EXERCISE TASK
Reproduce exactly, with no pictures, each line from the opening of the material down through the line containing "weeks = list(range(36, 53))".

RECORDED INFORMATION
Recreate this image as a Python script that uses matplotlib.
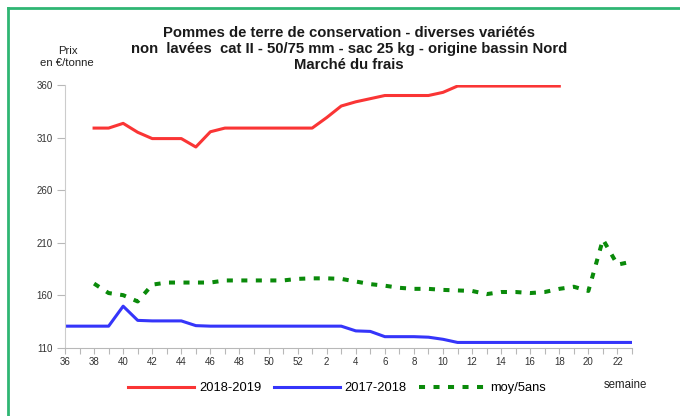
import numpy as np
import matplotlib
matplotlib.use("Agg")
import matplotlib.pyplot as plt
from matplotlib.lines import Line2D

plt.rcParams['font.family'] = ['Liberation Sans', 'DejaVu Sans']

# semaines de campagne : 36 -> 52 puis 1 -> 23
weeks = list(range(36, 53)) + list(range(1, 24))

nan = np.nan
prix_2018_2019 = [nan, nan,
                  319, 319, 323.5, 315, 309, 309, 309, 301, 315.5, 319, 319, 319, 319, 319, 319,
                  319, 329, 340, 344, 347, 350, 350, 350, 350, 353,
                  359, 359, 359, 359, 359, 359, 359, 359,
                  nan, nan, nan, nan, nan]
prix_2017_2018 = [130.5, 130.5, 130.5, 130.5, 149.5, 136, 135.5, 135.5, 135.5, 131,
                  130.5, 130.5, 130.5, 130.5, 130.5, 130.5, 130.5,
                  130.5, 130.5, 130.5, 126, 125.5, 120.5, 120.5, 120.5, 120, 118,
                  115, 115, 115, 115, 115, 115, 115, 115, 115, 115, 115, 115, 115]
moy_5ans = [nan, nan,
            171, 162, 160, 154, 170, 172, 172, 172, 172, 174, 174, 174, 174, 174, 175.5,
            176, 176, 175.5, 173, 170.5, 169, 167, 166, 166, 165, 164.5, 164,
            161, 163, 163, 162, 163, 166, 168, 164, 213, 189, 192]

y_ticks = [110, 160, 210, 260, 310, 360]

W, H = 680, 416
fig = plt.figure(figsize=(W / 100, H / 100), dpi=100)

# cadre vert (haut et gauche seulement visibles)
green_frame = '#2fb673'
fig.add_artist(Line2D([8 / W, 1], [1 - 8 / H, 1 - 8 / H], color=green_frame, lw=2, transform=fig.transFigure))
fig.add_artist(Line2D([8 / W, 8 / W], [0, 1 - 8 / H], color=green_frame, lw=2, transform=fig.transFigure))

left, right, top, bottom = 65, 632, 85, 347.7
ax = fig.add_axes([left / W, 1 - bottom / H, (right - left) / W, (bottom - top) / H])

x = np.arange(len(weeks))
ax.plot(x, prix_2018_2019, color='#fa3535', lw=2.2, label='2018-2019', solid_joinstyle='round')
ax.plot(x, prix_2017_2018, color='#3535fa', lw=2.2, label='2017-2018', solid_joinstyle='round')
ax.plot(x, moy_5ans, color='#0a8a0a', lw=2.9, linestyle=(0, (1.5, 2.1)), label='moy/5ans')

ax.set_xlim(0, len(weeks) - 1)
ax.set_ylim(110, 360)

ax.set_yticks(y_ticks)
ax.set_yticklabels([str(v) for v in y_ticks])
ax.set_xticks(x)
ax.set_xticklabels([str(w) if i % 2 == 0 else '' for i, w in enumerate(weeks)])

ax.tick_params(axis='y', length=6, width=0.8, color='#b8b8b8', pad=3, labelsize=7, labelcolor='#333333')
ax.tick_params(axis='x', length=4, width=0.8, color='#b8b8b8', pad=3, labelsize=7, labelcolor='#333333')

for s in ['top', 'right']:
    ax.spines[s].set_visible(False)
ax.spines['left'].set_color('#cccccc')
ax.spines['bottom'].set_color('#b8b8b8')
ax.spines['left'].set_linewidth(0.8)
ax.spines['bottom'].set_linewidth(0.8)

# titres
title_lines = ["Pommes de terre de conservation - diverses variétés",
               "non  lavées  cat II - 50/75 mm - sac 25 kg - origine bassin Nord",
               "Marché du frais"]
for i, t in enumerate(title_lines):
    fig.text(349 / W, 1 - (33 + 16 * i) / H, t, ha='center', va='center',
             fontsize=10.7, fontweight='bold', color='#1a1a1a')

fig.text(68 / W, 1 - 51 / H, "Prix", ha='center', va='center', fontsize=8.2, color='#222222')
fig.text(67 / W, 1 - 63 / H, "en €/tonne", ha='center', va='center', fontsize=8.2, color='#222222')

fig.legend(loc='center', bbox_to_anchor=(337 / W, 1 - 388 / H), ncol=3, frameon=False,
           fontsize=9.3, handlelength=5.1, handletextpad=0.35, columnspacing=1.0)

fig.text(625 / W, 1 - 385 / H, "semaine", ha='center', va='center', fontsize=8.3, color='#222222')

fig.savefig('out.png', dpi=100)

EXERCISE OUTPUT
Recreate this image as a Python script that uses matplotlib.
import numpy as np
import matplotlib
matplotlib.use("Agg")
import matplotlib.pyplot as plt
from matplotlib.lines import Line2D

plt.rcParams['font.family'] = ['Liberation Sans', 'DejaVu Sans']

# semaines de campagne : 36 -> 52 puis 1 -> 23
weeks = list(range(36, 53)) + list(range(1, 24))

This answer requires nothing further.